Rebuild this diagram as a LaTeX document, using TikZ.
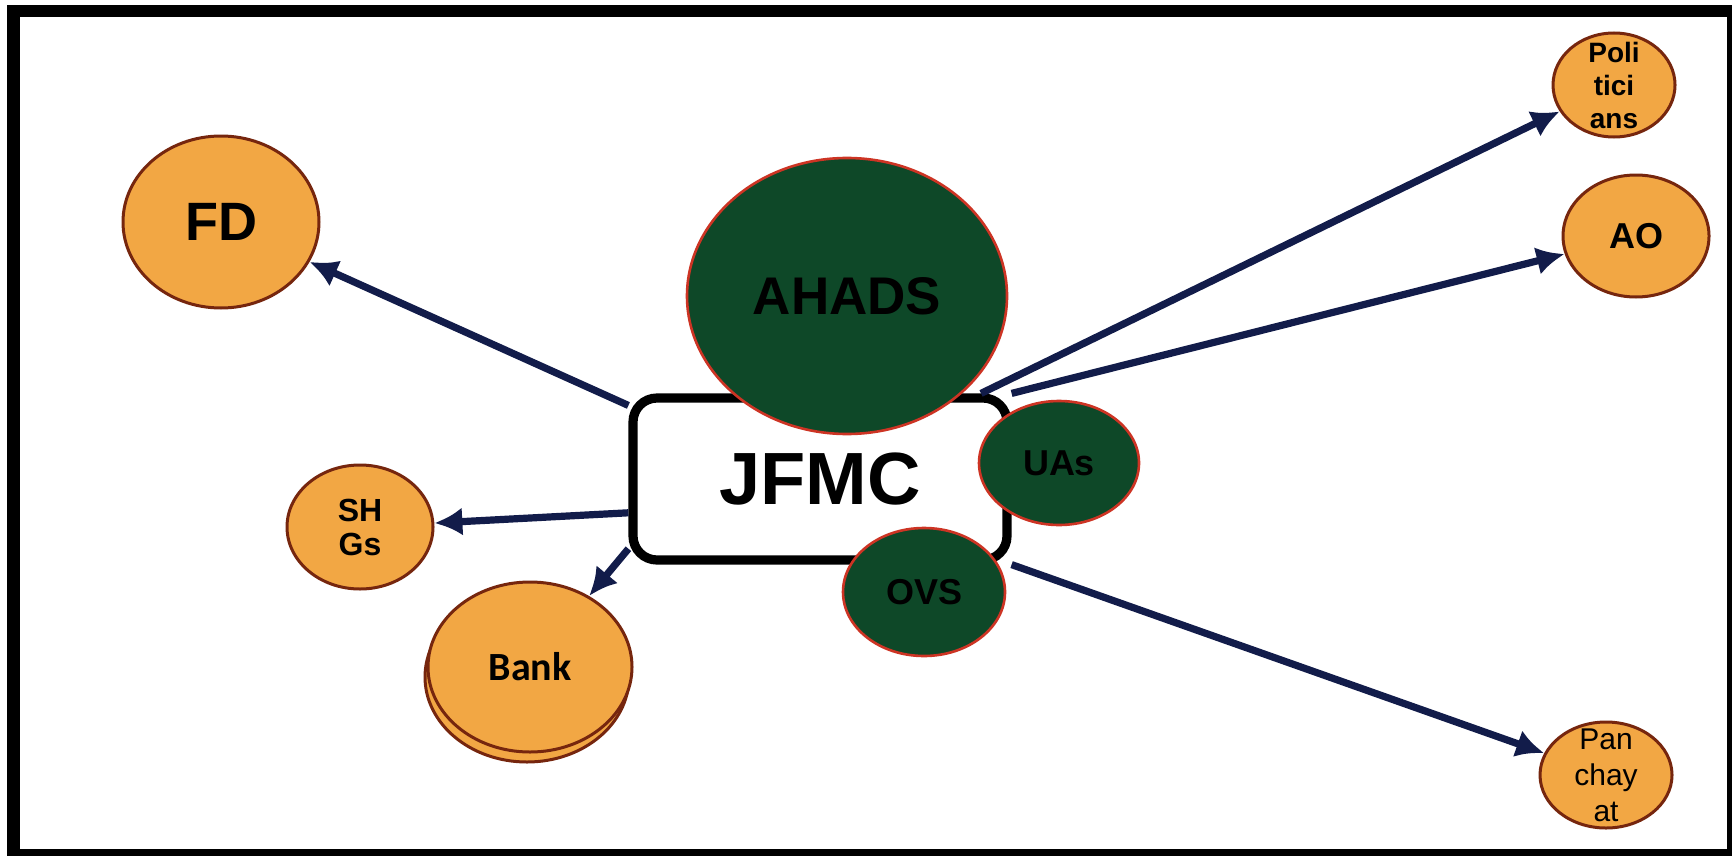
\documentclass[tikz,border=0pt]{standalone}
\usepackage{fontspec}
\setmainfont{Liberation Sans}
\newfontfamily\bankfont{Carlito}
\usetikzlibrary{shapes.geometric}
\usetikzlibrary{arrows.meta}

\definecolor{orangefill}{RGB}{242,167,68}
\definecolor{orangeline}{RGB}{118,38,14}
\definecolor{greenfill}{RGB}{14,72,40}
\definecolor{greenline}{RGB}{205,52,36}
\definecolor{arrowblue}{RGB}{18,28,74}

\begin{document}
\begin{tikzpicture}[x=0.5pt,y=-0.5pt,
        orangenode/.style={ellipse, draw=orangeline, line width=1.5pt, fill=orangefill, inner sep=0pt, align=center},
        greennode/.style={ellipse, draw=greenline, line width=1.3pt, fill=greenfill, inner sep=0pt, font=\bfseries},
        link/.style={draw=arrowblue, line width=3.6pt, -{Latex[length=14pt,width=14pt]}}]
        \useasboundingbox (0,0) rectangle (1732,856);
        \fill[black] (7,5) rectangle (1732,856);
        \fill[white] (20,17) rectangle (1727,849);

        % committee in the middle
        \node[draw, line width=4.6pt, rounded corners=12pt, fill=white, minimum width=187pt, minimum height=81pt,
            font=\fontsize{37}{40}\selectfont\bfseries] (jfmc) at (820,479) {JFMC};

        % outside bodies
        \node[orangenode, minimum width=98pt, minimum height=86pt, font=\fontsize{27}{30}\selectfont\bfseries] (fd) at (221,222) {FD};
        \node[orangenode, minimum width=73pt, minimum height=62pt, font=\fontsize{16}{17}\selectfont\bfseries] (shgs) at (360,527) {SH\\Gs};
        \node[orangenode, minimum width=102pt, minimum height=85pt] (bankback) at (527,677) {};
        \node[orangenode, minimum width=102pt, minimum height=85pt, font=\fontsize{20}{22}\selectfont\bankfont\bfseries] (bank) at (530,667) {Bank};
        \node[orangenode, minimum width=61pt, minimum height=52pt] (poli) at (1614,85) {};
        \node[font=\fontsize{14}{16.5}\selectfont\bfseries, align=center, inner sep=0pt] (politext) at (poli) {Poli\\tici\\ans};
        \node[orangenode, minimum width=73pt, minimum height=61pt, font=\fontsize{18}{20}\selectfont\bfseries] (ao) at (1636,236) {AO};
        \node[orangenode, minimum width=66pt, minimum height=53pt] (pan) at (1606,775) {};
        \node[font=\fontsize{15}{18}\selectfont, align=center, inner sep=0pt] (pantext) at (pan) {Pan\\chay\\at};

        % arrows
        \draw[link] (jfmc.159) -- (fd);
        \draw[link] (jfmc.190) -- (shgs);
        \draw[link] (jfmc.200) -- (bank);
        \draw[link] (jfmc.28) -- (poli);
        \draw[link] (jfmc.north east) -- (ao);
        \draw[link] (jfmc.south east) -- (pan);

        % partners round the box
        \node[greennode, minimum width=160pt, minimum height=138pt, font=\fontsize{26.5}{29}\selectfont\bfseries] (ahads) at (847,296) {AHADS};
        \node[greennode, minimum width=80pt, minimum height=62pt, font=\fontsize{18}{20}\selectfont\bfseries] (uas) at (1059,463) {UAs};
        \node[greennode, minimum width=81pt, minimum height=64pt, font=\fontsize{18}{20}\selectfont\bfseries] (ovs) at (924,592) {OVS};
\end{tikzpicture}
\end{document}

^^^^^^^^^^^^^^^^

* **Task directions**:
Copy every line of the data exactly as written, excluding the pictures.

* **Exercise result**:
Rebuild this diagram as a LaTeX document, using TikZ.
\documentclass[tikz,border=0pt]{standalone}
\usepackage{fontspec}
\setmainfont{Liberation Sans}
\newfontfamily\bankfont{Carlito}
\usetikzlibrary{shapes.geometric}
\usetikzlibrary{arrows.meta}

\definecolor{orangefill}{RGB}{242,167,68}
\definecolor{orangeline}{RGB}{118,38,14}
\definecolor{greenfill}{RGB}{14,72,40}
\definecolor{greenline}{RGB}{205,52,36}
\definecolor{arrowblue}{RGB}{18,28,74}

\begin{document}
\begin{tikzpicture}[x=0.5pt,y=-0.5pt,
        orangenode/.style={ellipse, draw=orangeline, line width=1.5pt, fill=orangefill, inner sep=0pt, align=center},
        greennode/.style={ellipse, draw=greenline, line width=1.3pt, fill=greenfill, inner sep=0pt, font=\bfseries},
        link/.style={draw=arrowblue, line width=3.6pt, -{Latex[length=14pt,width=14pt]}}]
        \useasboundingbox (0,0) rectangle (1732,856);
        \fill[black] (7,5) rectangle (1732,856);
        \fill[white] (20,17) rectangle (1727,849);

        % committee in the middle
        \node[draw, line width=4.6pt, rounded corners=12pt, fill=white, minimum width=187pt, minimum height=81pt,
            font=\fontsize{37}{40}\selectfont\bfseries] (jfmc) at (820,479) {JFMC};

        % outside bodies
        \node[orangenode, minimum width=98pt, minimum height=86pt, font=\fontsize{27}{30}\selectfont\bfseries] (fd) at (221,222) {FD};
        \node[orangenode, minimum width=73pt, minimum height=62pt, font=\fontsize{16}{17}\selectfont\bfseries] (shgs) at (360,527) {SH\\Gs};
        \node[orangenode, minimum width=102pt, minimum height=85pt] (bankback) at (527,677) {};
        \node[orangenode, minimum width=102pt, minimum height=85pt, font=\fontsize{20}{22}\selectfont\bankfont\bfseries] (bank) at (530,667) {Bank};
        \node[orangenode, minimum width=61pt, minimum height=52pt] (poli) at (1614,85) {};
        \node[font=\fontsize{14}{16.5}\selectfont\bfseries, align=center, inner sep=0pt] (politext) at (poli) {Poli\\tici\\ans};
        \node[orangenode, minimum width=73pt, minimum height=61pt, font=\fontsize{18}{20}\selectfont\bfseries] (ao) at (1636,236) {AO};
        \node[orangenode, minimum width=66pt, minimum height=53pt] (pan) at (1606,775) {};
        \node[font=\fontsize{15}{18}\selectfont, align=center, inner sep=0pt] (pantext) at (pan) {Pan\\chay\\at};

        % arrows
        \draw[link] (jfmc.159) -- (fd);
        \draw[link] (jfmc.190) -- (shgs);
        \draw[link] (jfmc.200) -- (bank);
        \draw[link] (jfmc.28) -- (poli);
        \draw[link] (jfmc.north east) -- (ao);
        \draw[link] (jfmc.south east) -- (pan);

        % partners round the box
        \node[greennode, minimum width=160pt, minimum height=138pt, font=\fontsize{26.5}{29}\selectfont\bfseries] (ahads) at (847,296) {AHADS};
        \node[greennode, minimum width=80pt, minimum height=62pt, font=\fontsize{18}{20}\selectfont\bfseries] (uas) at (1059,463) {UAs};
        \node[greennode, minimum width=81pt, minimum height=64pt, font=\fontsize{18}{20}\selectfont\bfseries] (ovs) at (924,592) {OVS};
\end{tikzpicture}
\end{document}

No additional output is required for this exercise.